The event isn't as much a celebration of the end of what locals call the overhead as it is the kickoff of the redevelopment of a section of West Lancaster Avenue into a grand, tree-lined, people-friendly boulevard with shops, restaurants and apartments.
The public is invited to the festivities outside the Texas & Pacific Station, which will become a terminal this fall for the Trinity Railway Express, a commuter rail linking Fort Worth and Dallas.
The celebration will include the unveiling of the city's plans for the new Lancaster Avenue.
There will be speeches, music, food, entertainment, fireworks and an F-16 flyover; part of a 40-foot section of the freeway will be demolished.
Public parking will be available in the Frank Kent parking lot east of the T&P Building and at the Tarrant County Convention Center garage.
The speakers will include Steve Simmons, district engineer for the state Transportation Department; Mayor Kenneth Barr; John Johnson, commissioner of the Transportation Department; Rep. Kay Granger; Bob and Anne Bass; and Ruth Carter Stevenson.
The transformation of Lancaster is scheduled to cost about $14 million in city, state and federal money.
Plans call for keeping at least one, and possibly two, of the eastbound and westbound lanes of Lancaster open at all times during the freeway demolition.
The overhead, which towers over the Lancaster median, will be dismantled rather than demolished, said John Terry, central design engineer in the Fort Worth office of the Texas Department of Transportation.
North/south streets under the freeway - such as Lamar, Taylor and Jennings streets - will be closed to vehicles only on weekends and during special events, Terry said.
Terry said there will be sporadic closures, but for the most part, connections to and from the new freeway will be maintained.
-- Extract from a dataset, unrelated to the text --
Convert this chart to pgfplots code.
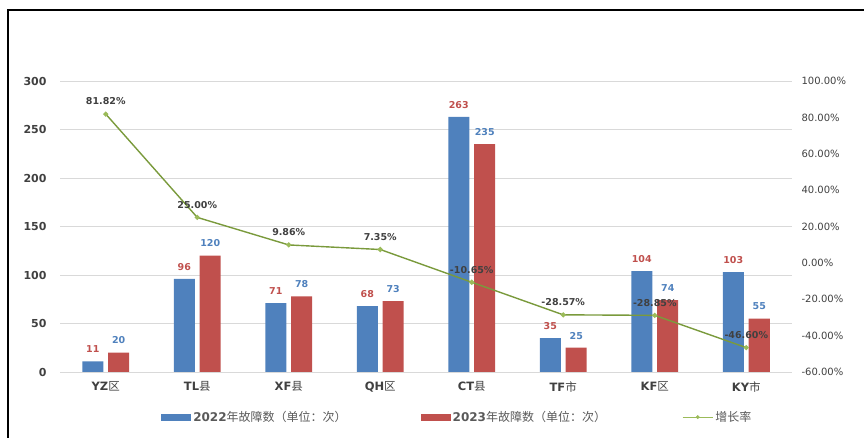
\documentclass[border=0pt]{standalone}
\usepackage{fontspec}
\setmainfont{DejaVu Sans}
\newfontfamily\cjk{Noto Sans CJK SC}
\usepackage{pgfplots}
\pgfplotsset{compat=1.18}
\definecolor{cblue}{HTML}{4F81BD}
\definecolor{cred}{HTML}{C0504D}
\definecolor{cgreen}{HTML}{7A9A3C}
\definecolor{cgreenm}{HTML}{9BBB59}
\definecolor{cgrid}{HTML}{D9D9D9}
\definecolor{ctext}{HTML}{404040}
\definecolor{clight}{HTML}{595959}
\begin{document}
\begin{tikzpicture}[x=1pt,y=1pt]
\useasboundingbox (0,0) rectangle (864,438);
\draw[black, line width=1.2pt] (8,0) -- (8,428) -- (864,428);
\begin{axis}[
  at={(60pt,66pt)}, anchor=south west, scale only axis,
  width=732pt, height=291pt,
  xmin=-0.5, xmax=7.5, ymin=0, ymax=300,
  ytick={0,50,...,300},
  xtick={0,...,7},
  xticklabels={{\bfseries YZ}{\cjk 区},{\bfseries TL}{\cjk 县},{\bfseries XF}{\cjk 县},{\bfseries QH}{\cjk 区},{\bfseries CT}{\cjk 县},{\bfseries TF}{\cjk 市},{\bfseries KF}{\cjk 区},{\bfseries KY}{\cjk 市}},
  axis line style={draw=none}, major tick length=0pt,
  ymajorgrids, grid style={cgrid, line width=0.9pt},
  /pgf/number format/assume math mode=true,
  scaled y ticks=false,
  yticklabel style={anchor=east, xshift=-10pt, font=\bfseries\fontsize{11}{12}\selectfont, text=ctext},
  xticklabel style={yshift=-6pt, font=\fontsize{11.5}{12}\selectfont, text=ctext},
  legend columns=3,
  legend style={at={(0.134,-0.155)}, anchor=west, draw=none, fill=none,
    font=\fontsize{12}{13}\selectfont, text=clight,
    /tikz/column 2/.style={column sep=72pt},
    /tikz/column 4/.style={column sep=74pt}},
  legend cell align=left,
]
\addplot[ybar, bar width=21pt, bar shift=0pt, fill=cblue, draw=none,
  x filter/.expression={x-0.142},
  nodes near coords,
  every node near coord/.append style={text=cred, font=\bfseries\fontsize{9.5}{10}\selectfont, yshift=5pt},
  legend image code/.code={\fill[cblue] (0pt,-3.5pt) rectangle (30pt,3.5pt);}]
  coordinates {(0,11) (1,96) (2,71) (3,68) (4,263) (5,35) (6,104) (7,103)};
\addlegendentry{{\bfseries 2022}{\cjk 年故障数（单位：次）}}
\addplot[ybar, bar width=21pt, bar shift=0pt, fill=cred, draw=none,
  x filter/.expression={x+0.142},
  nodes near coords,
  every node near coord/.append style={text=cblue, font=\bfseries\fontsize{9.5}{10}\selectfont, yshift=5pt},
  legend image code/.code={\fill[cred] (0pt,-3.5pt) rectangle (30pt,3.5pt);}]
  coordinates {(0,20) (1,120) (2,78) (3,73) (4,235) (5,25) (6,74) (7,55)};
\addlegendentry{{\bfseries 2023}{\cjk 年故障数（单位：次）}}
\addlegendimage{legend image code/.code={\draw[cgreenm, line width=1.2pt] (0pt,0pt) -- (30pt,0pt); \fill[cgreenm] (15pt,0pt) circle (1.7pt);}}
\addlegendentry{{\cjk 增长率}}
\end{axis}
\begin{axis}[
  at={(60pt,66pt)}, anchor=south west, scale only axis,
  width=732pt, height=291pt,
  xmin=-0.5, xmax=7.5, ymin=-60, ymax=100,
  ytick={-60,-40,...,100},
  axis y line*=right, axis x line=none,
  axis line style={draw=none}, major tick length=0pt,
  scaled y ticks=false,
  /pgf/number format/assume math mode=true,
  yticklabel={\pgfmathprintnumber[fixed,fixed zerofill,precision=2]{\tick}\%},
  yticklabel style={anchor=west, xshift=6pt, font=\fontsize{10}{12}\selectfont, text=ctext},
]
\addplot[cgreen, line width=1.4pt, mark=*, mark size=1.8pt,
  mark options={fill=cgreenm, draw=cgreenm},
  point meta=y,
  nodes near coords={\pgfmathprintnumber[fixed,fixed zerofill,precision=2]{\pgfplotspointmeta}\%},
  every node near coord/.append style={anchor=south, text=ctext, font=\bfseries\fontsize{9.5}{10}\selectfont, yshift=5pt}]
  coordinates {(0,81.82) (1,25.00) (2,9.86) (3,7.35) (4,-10.65) (5,-28.57) (6,-28.85) (7,-46.60)};
\end{axis}
\end{tikzpicture}
\end{document}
That includes westbound Lancaster to westbound I-30 and eastbound I-30 to eastbound Lancaster.
Last month, the Transportation Department awarded a $15.3 million contract to Champagne-Webber of Houston to dismantle the overhead and to connect some of city's downtown streets to the new I-30.
Westbound lanes of Lancaster will eventually connect with the westbound interstate and will be a link for on-ramps at Macon and Presidio streets. From eastbound I-30, motorists will be able to take an off-ramp to downtown at Cherry Street or stay eastbound on Lancaster. Eastbound lanes of Lancaster will eventually connect with I-30 at the new Mixmaster.
Terry said the new connectors are expected to be ready 12 to 18 months after the overhead is removed.
City Planning Director Fernando Costa said Lancaster construction could begin in late 2002 and take about a year.
Costa said the almost $14 million cost includes $8.8 million in federal money, $2.2 million from the state Transportation Department and $2.7 million in city funds designated for the project, principally from a 1998 bond issue.